The average expense of a spinal cord injury in the first year is $1,023,924. Could a Guilford College football player’s family afford such an expense?
Catastrophic insurance is a policy which covers expenses when a student-athlete suffers catastrophic injuries. Fortunately here at Guilford, the athletic department has an emergency action plan and the NCAA sponsors catastrophic insurance for every Division III school.
In the world of high school football, catastrophic insurance isn’t always available.
E:60 is ESPN’s prime-time news magazine that features profiles, investigations and cutting-edge stories on emerging and established sports. In the E:60 episode of “Busted Coverage,” two high school football players and their families share stories of their spinal cord injuries and the everyday struggle to fight sores and infections and to maintain the will to survive.
Diondre Preston was a starting quarterback at Molina High School in Dallas. He was a Division I prospect, receiving 30 recruiting letters a week. Two years ago he suffered a helmet-to-helmet hit and fractured two vertebrae in his spinal cord, leaving him paralyzed from the neck down.
Preston’s high school is one of the few high schools in Dallas to actually have a catastrophic insurance policy. This policy should insure him $6 million dollars in coverage over a 10 year time span. Phone calls have gone unanswered since he graduated, which was over a year ago.
“The school helped us out in the beginning by paying for supplies, equipment, medical bills and even donated their van for him,” said Preston’s mother Maya Preston in an interview with E:60. “Every time I try to call I get the run around.”
What happens if a high school athlete is catastrophically injured in the state of North Carolina?
During a phone interview, Gary Cavanaugh, business manager of the North Carolina High School Athletic Association, told The Guilfordian that it is mandatory that all members of the association have a catastrophic insurance policy in place.
“Catastrophic policy is used when the total claim of an injury is over $25,000,” said Cavanaugh. “We don’t want any athlete who has suffered a catastrophic injury to have their family get crippled with bills.”

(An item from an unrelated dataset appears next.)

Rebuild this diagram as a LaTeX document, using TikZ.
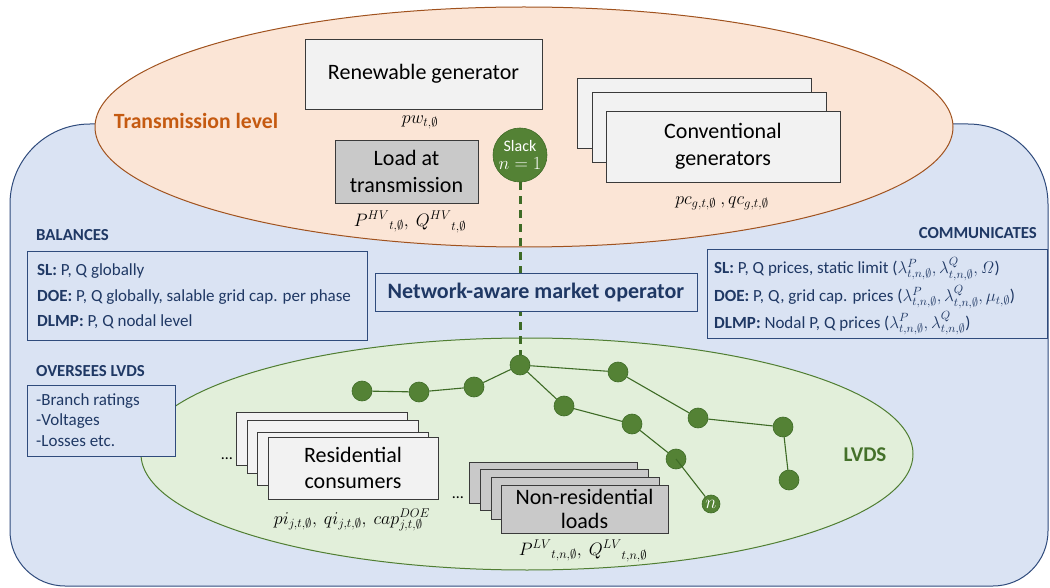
\RequirePackage{fix-cm}
\documentclass[tikz,border=0pt]{standalone}
\usepackage[no-math]{fontspec}
\setmainfont{Carlito}
\usetikzlibrary{shapes.geometric}
\definecolor{bgblue}{HTML}{DAE3F3}
\definecolor{navyline}{HTML}{2F4B7C}
\definecolor{navy}{HTML}{1F3864}
\definecolor{orfill}{HTML}{FBE5D6}
\definecolor{orline}{HTML}{A0521E}
\definecolor{ortext}{HTML}{C55A11}
\definecolor{grfill}{HTML}{E2EFDA}
\definecolor{grline}{HTML}{507E32}
\definecolor{nodegreen}{HTML}{548235}
\definecolor{nodedark}{HTML}{3E6B26}
\definecolor{lvdstext}{HTML}{44712A}
\definecolor{boxfill}{HTML}{F2F2F2}
\definecolor{grayfill}{HTML}{C9C9C9}
\definecolor{boxline}{HTML}{3A3A3A}
\tikzset{
  box/.style={draw=boxline, line width=0.9pt, fill=boxfill, align=center, inner sep=0pt, font=\fontsize{22}{26.5}\selectfont},
  graybox/.style={box, fill=grayfill},
  bus/.style={circle, fill=nodegreen, draw=nodedark, line width=0.6pt, minimum size=20pt, inner sep=0pt},
  branch/.style={draw=nodedark, line width=1.1pt},
  infobox/.style={draw=navyline, line width=0.9pt, fill=bgblue, inner sep=0pt},
  infotext/.style={text=navy, anchor=base west, inner sep=0pt, font=\fontsize{17}{20}\selectfont},
  heading/.style={text=navy, inner sep=0pt, font=\bfseries\fontsize{16.8}{19}\selectfont},
  mathlabel/.style={inner sep=0pt, font=\fontsize{18}{21}\selectfont},
  dots/.style={inner sep=0pt, font=\fontsize{16}{18}\selectfont},
}
\begin{document}
\begin{tikzpicture}[x=1pt,y=-1pt]
\useasboundingbox (0,0) rectangle (1050,588);
% outer blue region
\path[draw=navyline, line width=1pt, fill=bgblue]
  (90,124) -- (968,124) arc[start angle=90,end angle=0,radius=80pt]
  -- (1048,531) arc[start angle=0,end angle=-90,radius=55pt]
  -- (65,586) arc[start angle=-90,end angle=-180,radius=55pt]
  -- (10,204) arc[start angle=180,end angle=90,radius=80pt] -- cycle;
% transmission ellipse
\draw[fill=orfill, draw=orline, line width=1pt] (524,127) ellipse [x radius=429pt, y radius=120pt];
% LVDS ellipse
\draw[fill=grfill, draw=grline, line width=1pt] (527,454) ellipse [x radius=386pt, y radius=116pt];

\node[text=ortext, inner sep=0pt, font=\bfseries\fontsize{21.7}{24}\selectfont] (tl) at (196,121) {Transmission level};
\node[text=lvdstext, inner sep=0pt, font=\bfseries\fontsize{21}{24}\selectfont] (lvds) at (865,455) {LVDS};

% transmission level boxes
\node[box, minimum width=237pt, minimum height=70pt] (ren) at (423.5,74) {Renewable generator};
\node[mathlabel] (renlab) at (420,122) {$pw_{t,\emptyset}$};
\node[graybox, minimum width=143pt, minimum height=63pt] (load) at (406.5,171.5) {Load at\\transmission};
\node[mathlabel] (loadlab) at (410,222) {${P^{HV}}_{t,\emptyset},\ {Q^{HV}}_{t,\emptyset}$};
\node[box, minimum width=234pt, minimum height=70pt] (cg1) at (694,113) {};
\node[box, minimum width=234pt, minimum height=70pt] (cg2) at (709,127.5) {};
\node[box, minimum width=234pt, minimum height=71pt] (cg3) at (723,146.5) {Conventional\\generators};
\node[mathlabel] (cglab) at (722,203) {$pc_{g,t,\emptyset}\ , qc_{g,t,\emptyset}$};

% tree nodes
\node[bus] (b1) at (362,391) {};
\node[bus] (b2) at (419,392) {};
\node[bus] (b3) at (474,387) {};
\node[bus] (root) at (520,365) {};
\node[bus] (b5) at (618,372) {};
\node[bus] (b6) at (698,418) {};
\node[bus] (b7) at (783,427) {};
\node[bus] (b8) at (789,480) {};
\node[bus] (b9) at (564,406) {};
\node[bus] (b10) at (632,424) {};
\node[bus] (b11) at (676,459) {};
\node[bus, minimum size=18pt, text=white, font=\fontsize{19}{19}\selectfont] (bn) at (711,504) {$n$};
\draw[branch] (b1) -- (b2) -- (b3) -- (root) -- (b5) -- (b6) -- (b7) -- (b8);
\draw[branch] (root) -- (b9) -- (b10) -- (b11);
\draw[branch] (b11.center) -- (bn);

% slack bus and dashed link
\node[bus, minimum size=54pt, text=white, align=center, font=\fontsize{16}{18}\selectfont] (slack) at (520,155) {Slack\\{\fontsize{18.5}{18.5}\selectfont$n=1$}};
\draw[draw=nodedark, line width=3pt, dash pattern=on 8pt off 6pt] (slack.south) -- (root.north);

% market operator
\node[draw=navyline, line width=1pt, fill=bgblue, minimum width=322pt, minimum height=37pt, inner sep=0pt, text=navy, font=\bfseries\fontsize{22}{26}\selectfont] (nmo) at (536,292.5) {Network-aware market operator};

% residential consumers
\node[box, minimum width=171pt, minimum height=53pt] (rc1) at (321.5,438.5) {};
\node[box, minimum width=171pt, minimum height=53pt] (rc2) at (332.5,446.5) {};
\node[box, minimum width=171pt, minimum height=53pt] (rc3) at (342.5,458.5) {};
\node[box, minimum width=170pt, minimum height=62pt] (rc4) at (353,468) {Residential\\consumers};
\node[dots] (rcdots) at (227,459) {\ldots};
\node[mathlabel] (rclab) at (352,520) {$pi_{j,t,\emptyset},\ qi_{j,t,\emptyset},\ cap^{DOE}_{j,t,\emptyset}$};

% non-residential loads
\node[graybox, minimum width=168pt, minimum height=41pt] (nr1) at (553,482.5) {};
\node[graybox, minimum width=168pt, minimum height=41pt] (nr2) at (564,489.5) {};
\node[graybox, minimum width=168pt, minimum height=42pt] (nr3) at (575,498) {};
\node[graybox, minimum width=167pt, minimum height=48pt, font=\fontsize{22}{24.5}\selectfont] (nr4) at (584.5,509) {Non-residential\\loads};
\node[dots] (nrdots) at (458,498) {\ldots};
\node[mathlabel] (nrlab) at (583,551) {${P^{LV}}_{t,n,\emptyset},\ {Q^{LV}}_{t,n,\emptyset}$};

% balances
\node[heading, anchor=base west] (balh) at (36,241) {BALANCES};
\node[infobox, minimum width=340pt, minimum height=89pt] (balbox) at (197,295.5) {};
\node[infotext] (bal1) at (37,276) {\textbf{SL:} P, Q globally};
\node[infotext] (bal2) at (37,301.5) {\textbf{DOE:} P, Q globally, salable grid cap. per phase};
\node[infotext] (bal3) at (37,326.5) {\textbf{DLMP:} P, Q nodal level};

% oversees
\node[heading, anchor=base west] (ovh) at (36,376) {OVERSEES LVDS};
\node[infobox, minimum width=148pt, minimum height=71pt] (ovbox) at (101,420.5) {};
\node[infotext] (ov1) at (36,405) {-Branch ratings};
\node[infotext] (ov2) at (36,425.5) {-Voltages};
\node[infotext] (ov3) at (36,446) {-Losses etc.};

% communicates
\node[heading, anchor=base east] (cmh) at (1037,239) {COMMUNICATES};
\node[infobox, minimum width=340pt, minimum height=89pt] (cmbox) at (877,293.5) {};
\node[infotext] (cm1) at (714,273.5) {\textbf{SL:} P, Q prices, static limit ($\lambda^P_{t,n,\emptyset}, \lambda^Q_{t,n,\emptyset}, \mathit{\Omega}$)};
\node[infotext] (cm2) at (714,301.5) {\textbf{DOE:} P, Q, grid cap. prices ($\lambda^P_{t,n,\emptyset}, \lambda^Q_{t,n,\emptyset}, \mu_{t,\emptyset}$)};
\node[infotext] (cm3) at (714,328) {\textbf{DLMP:} Nodal P, Q prices ($\lambda^P_{t,n,\emptyset}, \lambda^Q_{t,n,\emptyset}$)};
\end{tikzpicture}
\end{document}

In the state of North Carolina, the limit is $1 million. What is one to do after the policy has maxed out?
The other football player in the video was Rocky Clark, who was paralyzed during a tackle 12 years ago at Eisenhower High School in the Chicago suburbs. Fortunately for Clark, his school had catastrophic insurance.
However, 10 years after his injury, the policy had maxed out, and the benefits were cut off. He was soon hospitalized as his physical condition worsened and his systems started failing him.
A year and five months after the insurance policy had maxed out, Clark passed away at the age of 27.
Where does one turn to after the money comes to a sudden halt?
Eddie Canales and his son, Chris Canales, started a non-profit organization known as Gridiron Heroes. They help high school football players with the day-to-day struggles after suffering a catastrophic spinal cord injury.
During a high school football game, Chris himself suffered a spinal cord injury which left him paralyzed. Since this incident, he was determined to help other athletes and their families conquer the struggles that they would be facing as they adjusted to their new lives.
In an email interview, Eddie told The Guilfordian how his organization helps these athletes in the future.
“We are all dealing with just the day to day struggles that this life-changing injury brings,” said Canales. “We provide equipment and medical supplies, build ramps for homes, provide wheelchair and wheelchair accessible vans which all can be life changing.”
In Texas, some high schools have catastrophic insurance policies, and some do not. This foundation has helped 21 families just in Texas alone and has reached out within the last four years to 25 other families across the nation.
Two hundred and sixty five high school football players have been paralyzed from spinal cord injuries since 1977 and that number keeps growing.
“As parents, we think that, because they are playing for their high school, we assume that if they get hurt playing football they are going to be taken care of by the school,” said Eddie Canales in an interview with E:60. “That sometimes is further from the truth.”
As athletes continue to play past high school and into college, the tackles become harder and the physical play increases.
“My mom would let my brothers play football when they were little, but not when they got older,” said sophomore Logan Hardin. “The sport got more aggressive, and my mom didn’t want them playing because of all the injuries that could potentially happen.”
Guilford has an emergency action plan that is updated every year by Head Athletic Trainer Gary Rizza, which includes what to do with specific injuries and who is responsible and emergency numbers. The NCAA sponsors a catastrophic injury insurance program for every Division III school which covers a student-athlete who is catastrophically injured while participating in a covered intercollegiate athletic activity.
In the NCAA Sports Medicine Handbook it states, “The policy has a $90,000 deductible and provides benefits in excess of any other valid and collectible insurance.”
When asked if the fear of a potential catastrophic injury ever restricted one from playing football, senior Trey Billian answered, “The fear of a serious injury never stopped me from playing because it’s a risk when you play the game and everyone knows it. If you think or worry about it too much and you play scared, that’s when people get hurt.”